Inevitably
many of the ideas for Mulleians unique images would come to the artist
so rapidly at any given time that most of the images would have to be captured
in pencil, pen and ink, leaving the remaining selective images to be executed
in oil. Traditionally it would take any were from five months to a year to paint
a single piece, while many others of enormous complexity as much as two years
to complete; paintings such as Dies Irae, Lost Journey and Bridle Path.
The
sublimely elegant drawing entitled Atlantean Pharaoh was originally meant to
be executed in oil during the late 1990s, but was moved aside as other
visions of greater complexity manifested, fully formed, necessitating that they
be painted. As Mulleian once iterated in a publication, There are not
enough years in a single lifetime to fully accomplish the task of executing
each single image into oil as they come into being in my mind.
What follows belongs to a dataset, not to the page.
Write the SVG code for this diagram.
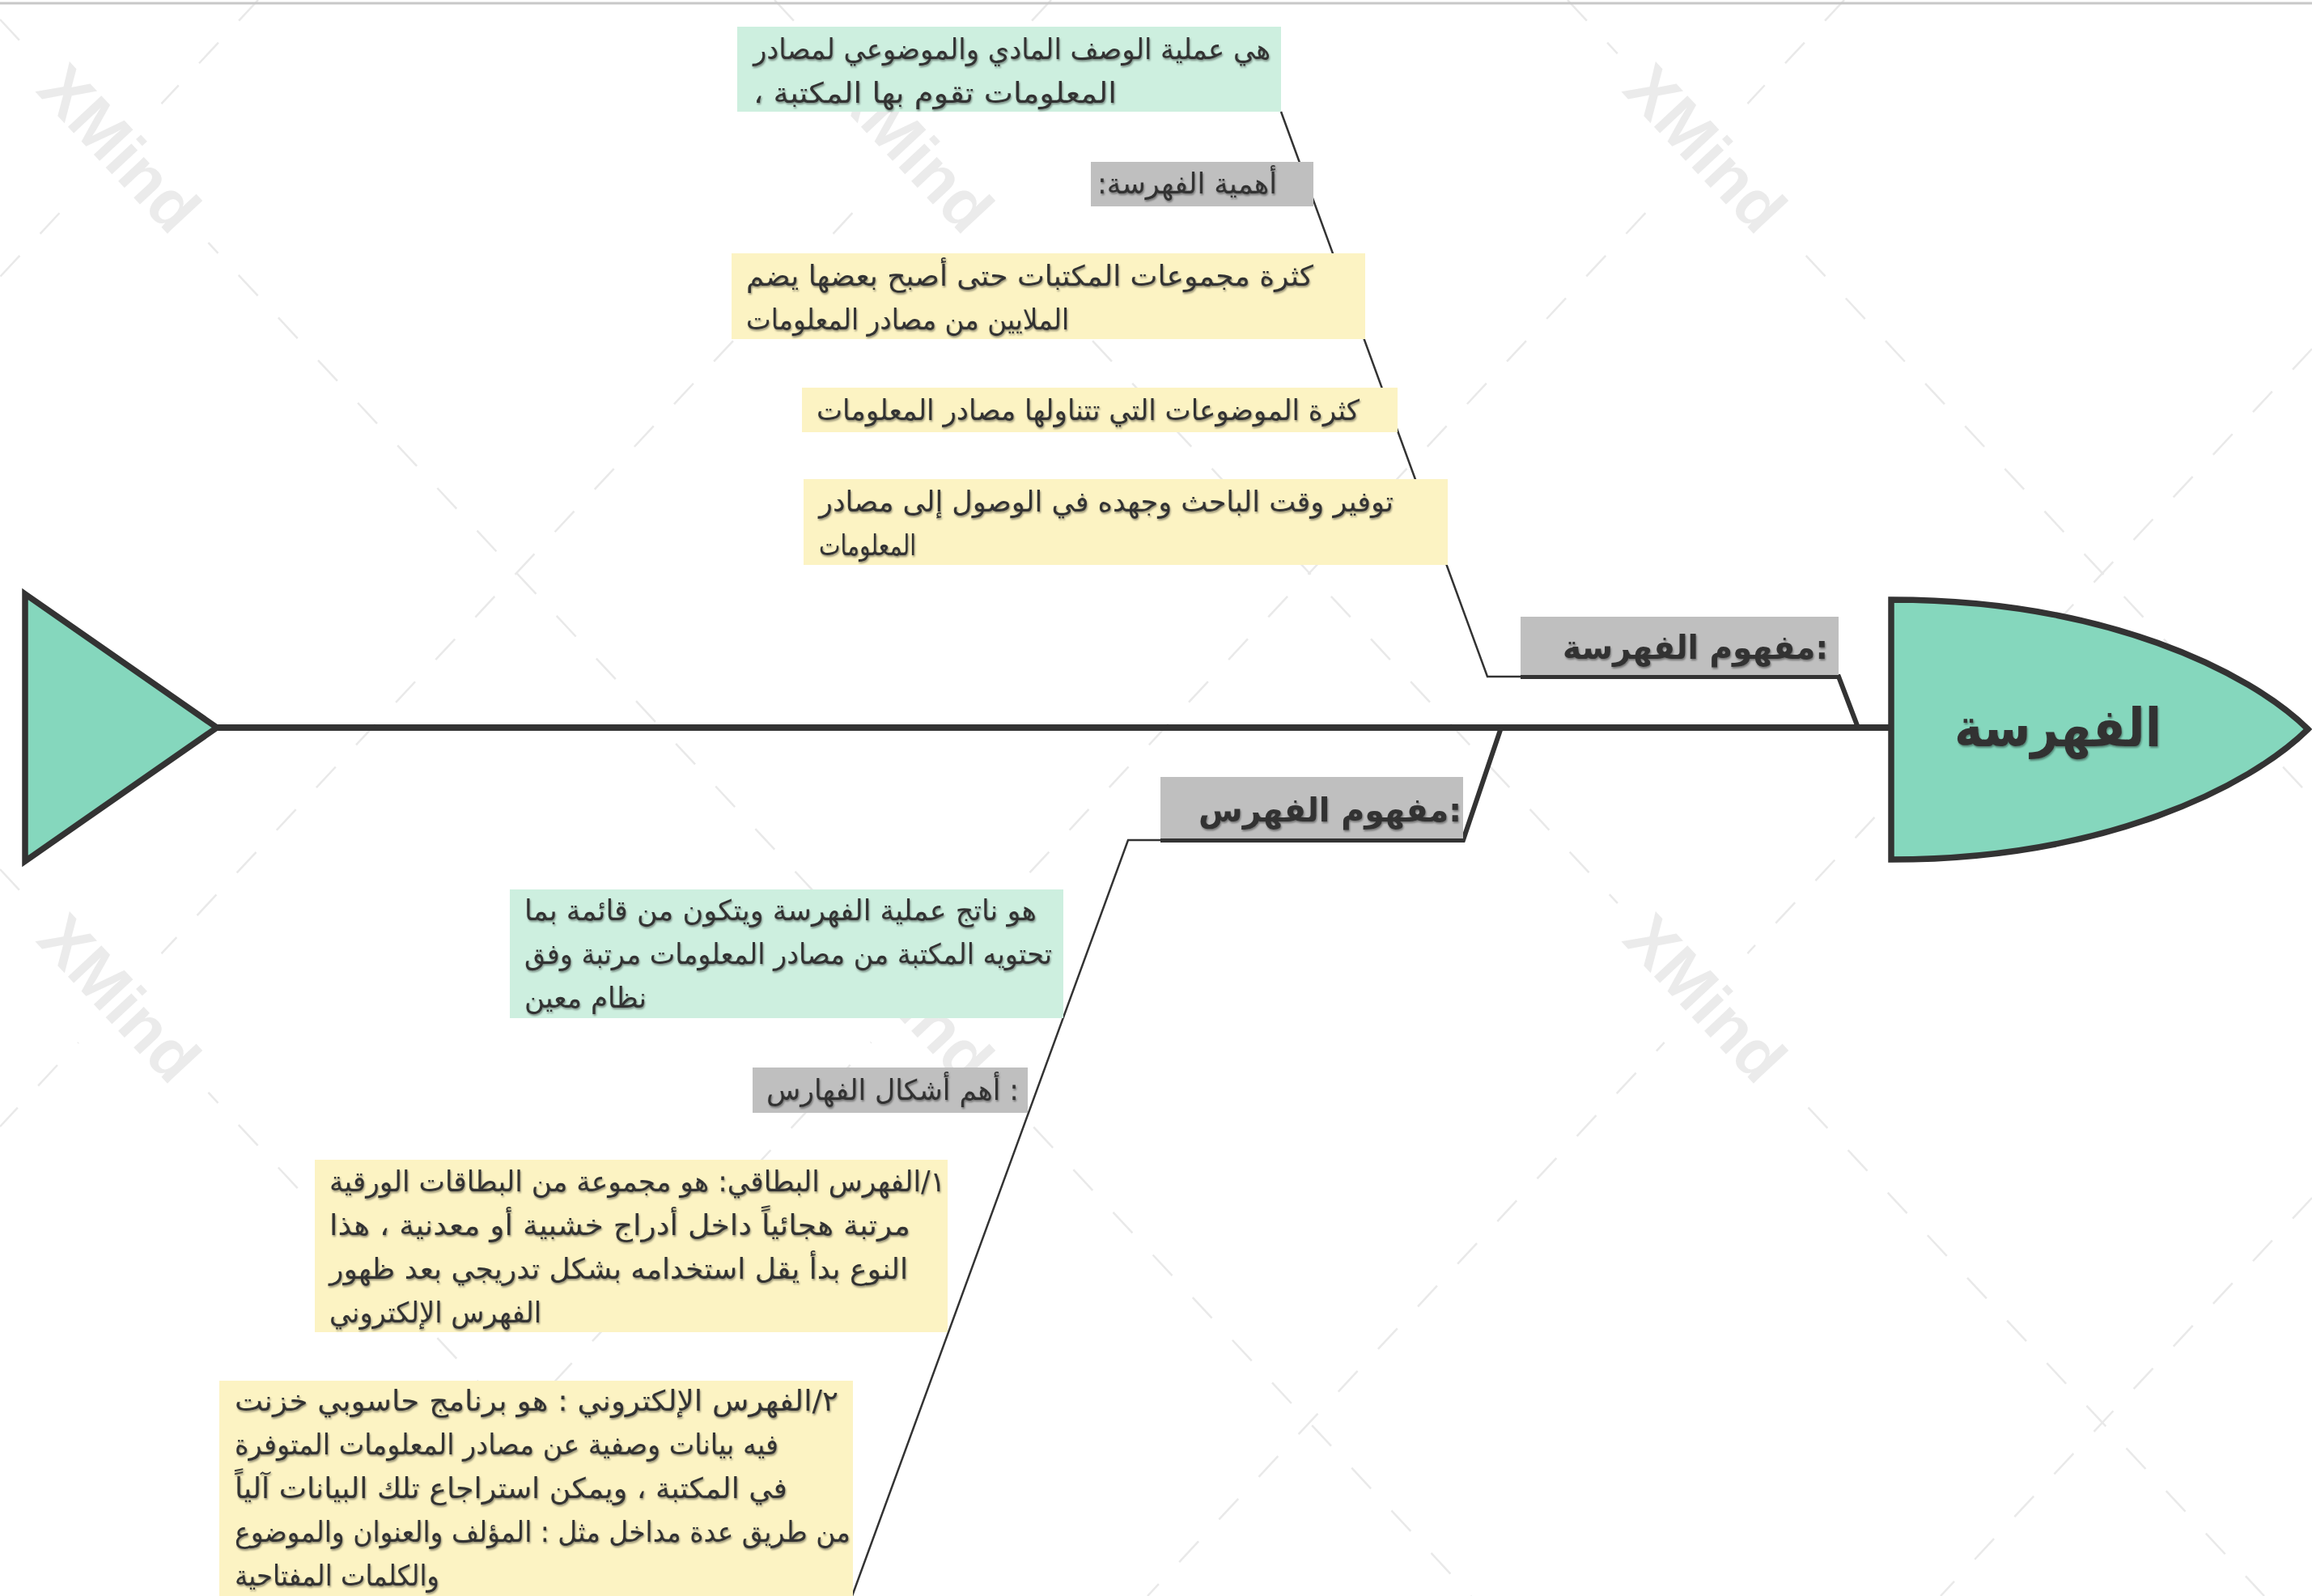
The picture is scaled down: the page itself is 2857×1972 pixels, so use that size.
<svg xmlns="http://www.w3.org/2000/svg" width="2857" height="1972" viewBox="0 0 2857 1972">
<defs>
<style>
.bg{fill:#ffffff}
.wm{font-family:"Liberation Sans",Arial,sans-serif;font-weight:bold;font-size:82px;fill:#ebebeb}
.lat{stroke:#e9e9e9;stroke-width:2.5;stroke-dasharray:35 37;fill:none}
.spine{stroke:#333333;stroke-width:8;fill:none}
.thick{stroke:#333333;stroke-width:6;fill:none;stroke-linejoin:miter}
.thin{stroke:#333333;stroke-width:2.5;fill:none}
.fishbody{fill:#85d7bd;stroke:#333333;stroke-width:7.5;stroke-linejoin:miter}
.green{fill:#cdefdf}
.yellow{fill:#fcf3c3}
.gray{fill:#bfbfbf}
.t{font-family:"DejaVu Sans",sans-serif;font-size:35px;fill:#333333;filter:url(#ts)}
.lbl{font-family:"DejaVu Sans",sans-serif;font-size:35px;fill:#333333;filter:url(#ts)}
.lblb{font-family:"DejaVu Sans",sans-serif;font-size:41px;font-weight:bold;fill:#333333;filter:url(#ts)}
.head{font-family:"DejaVu Sans",sans-serif;font-size:66px;font-weight:bold;fill:#333333;filter:url(#ts)}
</style>
<filter id="ts" x="-5%" y="-20%" width="110%" height="150%">
<feDropShadow dx="1" dy="2" stdDeviation="1.2" flood-color="#000000" flood-opacity="0.4"/>
</filter>
<mask id="wmgap" maskUnits="userSpaceOnUse" x="0" y="0" width="2857" height="1972">
<rect x="0" y="0" width="2857" height="1972" fill="#ffffff"/>
<rect x="-12" y="108" width="320" height="150" fill="#000000" transform="rotate(47 148 183)"/>
<rect x="968" y="108" width="320" height="150" fill="#000000" transform="rotate(47 1128 183)"/>
<rect x="1948" y="108" width="320" height="150" fill="#000000" transform="rotate(47 2108 183)"/>
<rect x="-12" y="1158" width="320" height="150" fill="#000000" transform="rotate(47 148 1233)"/>
<rect x="968" y="1158" width="320" height="150" fill="#000000" transform="rotate(47 1128 1233)"/>
<rect x="1948" y="1158" width="320" height="150" fill="#000000" transform="rotate(47 2108 1233)"/>
</mask>
</defs>
<rect class="bg" x="0" y="0" width="2857" height="1972"/>
<g id="watermark">
<g mask="url(#wmgap)">
<line class="lat" x1="0" y1="24" x2="1818" y2="1972"/>
<line class="lat" x1="957" y1="0" x2="2798" y2="1972"/>
<line class="lat" x1="1937" y1="0" x2="2857" y2="986"/>
<line class="lat" x1="0" y1="1074" x2="838" y2="1972"/>
<line class="lat" x1="319" y1="0" x2="0" y2="342"/>
<line class="lat" x1="1299" y1="0" x2="0" y2="1392"/>
<line class="lat" x1="2279" y1="0" x2="438" y2="1972"/>
<line class="lat" x1="2857" y1="431" x2="1418" y2="1972"/>
<line class="lat" x1="2857" y1="1480" x2="2398" y2="1972"/>
</g>
<text class="wm" x="148" y="212" text-anchor="middle" transform="rotate(47 148 183)">XMind</text>
<text class="wm" x="1128" y="212" text-anchor="middle" transform="rotate(47 1128 183)">XMind</text>
<text class="wm" x="2108" y="212" text-anchor="middle" transform="rotate(47 2108 183)">XMind</text>
<text class="wm" x="148" y="1262" text-anchor="middle" transform="rotate(47 148 1233)">XMind</text>
<text class="wm" x="1128" y="1262" text-anchor="middle" transform="rotate(47 1128 1233)">XMind</text>
<text class="wm" x="2108" y="1262" text-anchor="middle" transform="rotate(47 2108 1233)">XMind</text>
</g>
<line x1="0" y1="4" x2="2857" y2="4" stroke="#c8c8c8" stroke-width="3"/>
<g id="connectors">
<line class="spine" x1="266" y1="899" x2="2336" y2="899"/>
<polyline class="thick" points="2296,899 2272,836 1879,836"/>
<polyline class="thin" points="1879,836 1838,836 1583,138"/>
<polyline class="thick" points="1855,899 1808,1038 1434,1038"/>
<polyline class="thin" points="1434,1038 1394,1038 1053,1972"/>
</g>
<g id="tail">
<polygon class="fishbody" points="31,734 268,899 31,1064"/>
</g>
<g id="head">
<path class="fishbody" d="M2337,741 C2600,741 2780,830 2852,901 C2780,972 2600,1062 2337,1062 Z"/>
<text class="head" x="2415" y="922" textLength="256" lengthAdjust="spacingAndGlyphs">الفهرسة</text>
</g>
<g id="n-def-cataloging">
<rect class="green" x="911" y="33" width="672" height="105"/>
<text class="t" x="931" y="73" textLength="639" lengthAdjust="spacingAndGlyphs">&#x200E;هي عملية الوصف المادي والموضوعي لمصادر</text>
<text class="t" x="931" y="127" textLength="449" lengthAdjust="spacingAndGlyphs">&#x200E;، المعلومات تقوم بها المكتبة</text>
</g>
<g id="n-importance">
<rect class="gray" x="1348" y="200" width="275" height="55"/>
<text class="lbl" x="1356" y="239" textLength="222" lengthAdjust="spacingAndGlyphs">&#x200E;:أهمية الفهرسة</text>
</g>
<g id="n-imp1">
<rect class="yellow" x="904" y="313" width="783" height="106"/>
<text class="t" x="922" y="353" textLength="701" lengthAdjust="spacingAndGlyphs">&#x200E;كثرة مجموعات المكتبات حتى أصبح بعضها يضم</text>
<text class="t" x="922" y="407" textLength="399" lengthAdjust="spacingAndGlyphs">&#x200E;الملايين من مصادر المعلومات</text>
</g>
<g id="n-imp2">
<rect class="yellow" x="991" y="479" width="736" height="55"/>
<text class="t" x="1009" y="519" textLength="671" lengthAdjust="spacingAndGlyphs">&#x200E;كثرة الموضوعات التي تتناولها مصادر المعلومات</text>
</g>
<g id="n-imp3">
<rect class="yellow" x="993" y="592" width="796" height="106"/>
<text class="t" x="1012" y="632" textLength="710" lengthAdjust="spacingAndGlyphs">&#x200E;توفير وقت الباحث وجهده في الوصول إلى مصادر</text>
<text class="t" x="1012" y="686" textLength="120" lengthAdjust="spacingAndGlyphs">&#x200E;المعلومات</text>
</g>
<g id="n-concept-cataloging">
<rect class="gray" x="1879" y="762" width="393" height="72"/>
<text class="lblb" x="1931" y="814" textLength="328" lengthAdjust="spacingAndGlyphs">&#x200E;مفهوم الفهرسة:</text>
</g>
<g id="n-concept-catalog">
<rect class="gray" x="1434" y="960" width="374" height="76"/>
<text class="lblb" x="1481" y="1015" textLength="325" lengthAdjust="spacingAndGlyphs">&#x200E;مفهوم الفهرس:</text>
</g>
<g id="n-def-catalog">
<rect class="green" x="630" y="1099" width="684" height="159"/>
<text class="t" x="648" y="1137" textLength="633" lengthAdjust="spacingAndGlyphs">&#x200E;هو ناتج عملية الفهرسة ويتكون من قائمة بما</text>
<text class="t" x="648" y="1191" textLength="652" lengthAdjust="spacingAndGlyphs">&#x200E;تحتويه المكتبة من مصادر المعلومات مرتبة وفق</text>
<text class="t" x="648" y="1245" textLength="151" lengthAdjust="spacingAndGlyphs">&#x200E;نظام معين</text>
</g>
<g id="n-forms">
<rect class="gray" x="930" y="1319" width="340" height="56"/>
<text class="lbl" x="947" y="1359" textLength="312" lengthAdjust="spacingAndGlyphs">&#x200E;أهم أشكال الفهارس :</text>
</g>
<g id="n-card">
<rect class="yellow" x="389" y="1433" width="782" height="213"/>
<text class="t" x="407" y="1472" textLength="761" lengthAdjust="spacingAndGlyphs">&#x200E;١/الفهرس البطاقي: هو مجموعة من البطاقات الورقية</text>
<text class="t" x="407" y="1526" textLength="718" lengthAdjust="spacingAndGlyphs">&#x200E;مرتبة هجائياً داخل أدراج خشبية أو معدنية  ، هذا</text>
<text class="t" x="407" y="1580" textLength="715" lengthAdjust="spacingAndGlyphs">&#x200E;النوع بدأ يقل استخدامه بشكل تدريجي بعد ظهور</text>
<text class="t" x="407" y="1634" textLength="262" lengthAdjust="spacingAndGlyphs">&#x200E;الفهرس الإلكتروني</text>
</g>
<g id="n-electronic">
<rect class="yellow" x="271" y="1706" width="783" height="270"/>
<text class="t" x="290" y="1743" textLength="746" lengthAdjust="spacingAndGlyphs">&#x200E;٢/الفهرس الإلكتروني :  هو برنامج حاسوبي خزنت</text>
<text class="t" x="290" y="1797" textLength="672" lengthAdjust="spacingAndGlyphs">&#x200E;فيه بيانات وصفية عن مصادر المعلومات المتوفرة</text>
<text class="t" x="290" y="1851" textLength="683" lengthAdjust="spacingAndGlyphs">&#x200E;في المكتبة  ، ويمكن استراجاع تلك البيانات آلياً</text>
<text class="t" x="290" y="1905" textLength="761" lengthAdjust="spacingAndGlyphs">&#x200E;من طريق عدة مداخل مثل : المؤلف والعنوان والموضوع</text>
<text class="t" x="290" y="1959" textLength="253" lengthAdjust="spacingAndGlyphs">&#x200E;والكلمات المفتاحية</text>
</g>
</svg>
Therefore I must
choose.
This
pen and ink drawing (above) entitled Cross Road by Mulleian, is a piece intended
as a drawing only. There are about five hundred of Mulleians drawings
of all kinds in existence, including studies of which only ten percent were
ever developed into paintings, while over ninety percent of his paintings were
conceived only as oil.
Although
the drawing Atlantean Pharaoh is one of those pieces intended ultimately as
a painting, the artist has expressed regret in not yet having developed it into
that medium. As a painting it is believed that it would truly stand out in full
majesty, and like so many of Mulleians paintings, would indeed capture
the imagination of viewers for generations to come.